The National Gay and Lesbian Task Force Action Fund today announced that it is withdrawing its support for the federal Employment Non-Discrimination Act (ENDA). The decision comes as broad religious exemptions, such as the one in ENDA, are creating gaping legal loopholes to discriminate in federal, state and local legislation.

"The morning after the Supreme Court's Hobby Lobby ruling, we all woke up in a changed and intensified landscape of broad religious exemptions being used as an excuse to discriminate. We are deeply concerned that ENDA's broad exemption will be used as a similar license to discriminate across the country. We are concerned that these types of legal loopholes could negatively impact other issues affecting LGBT people and their families including marriage, access to HIV/AIDS treatment and prevention and access to other reproductive health services. As one of the lead advocates on this bill for 20 years, we do not take this move lightly but we do take it unequivocally – we now oppose this version of ENDA because of its too-broad religious exemption. We cannot be complicit in writing such exemptions into federal law," said Rea Carey, Executive Director, National Gay and Lesbian Task Force Action Fund.

Carey is urging support for treating LGBT people similarly as other protected classes under federal non-discrimination law, with a reasonable religious accommodation.

Anti-gay Christian groups used to oppose—or so they claimed—"special rights" for queer people. (Like the special right not to be fired, denied housing, kicked out of the military, prevented from marrying, or otherwise discriminated against simply for being queer.) Now, in the wake of Hobby Lobby, anti-gay Christian groups are demanding special rights of their own: the right to opt-out of established, settled non-discrimination law where it already exists, and the special right to language exempting Christians—not churches, but individuals and for-profit businesses—from proposed new legislation and/or executive orders protecting queer people from discrimination.

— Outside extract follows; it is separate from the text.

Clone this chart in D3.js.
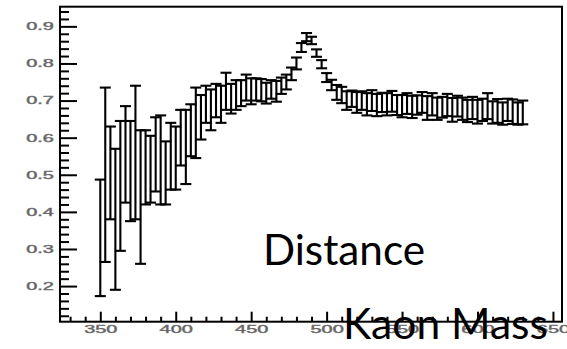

And now they—anti-gay Christian bigots—claim that they're the real victims of employment discrimination:

In America, LGBTQ people face persistent, systemic, widespread employment discrimination. Christians do not. In many states, LGBTQ people have no legal recourse to redress employment discrimination. Christians do—in every state in the country. Given this set of facts, you might be surprised to see conservative Christians panicking that the country is entering an age of anti-Christian discrimination—they might even use the rather biblical-sounding term, persecution—in the workplace. But panic is precisely what coitus-obsessed anti-gay professor Robert P. George is inciting his conservative brethren to do.

Go read Mark Joseph Stern's whole post for a preview of the anti-gay Christian right's next big push.

UPDATE: ENDA is toast...


Says Joe Jervis...

Years and years of hard-fought battles resulted in the Senate passage of ENDA in November 2013 by a vote of 64-32. I exulted in that moment, truly. But no hope of the bill progressing in the GOP-dominated House coupled with the Hobby Lobby ruling means that the entire LGBT rights movement must now focus on having LGBT Americans included under the broad protections of the Civil Rights Act of 1964.

Some are loudly arguing that LGBT opposition to ENDA is yet another case of the perfect being the enemy of the good, a cry that was also made when many of us objected after transgender protections were stripped from the 2007 version of ENDA. But as some of you have pointed out, exempting the very people most likely to discriminate from an anti-discrimination bill just does not make sense in the post-Hobby Lobby world.

It's time for all of us to adopt and adapt the slogan of Idaho's activists, who demand that "sexual orientation" and "gender identity" be added to their state's human rights act.

"Add The Four Words" - to the Civil Rights Act Of 1964.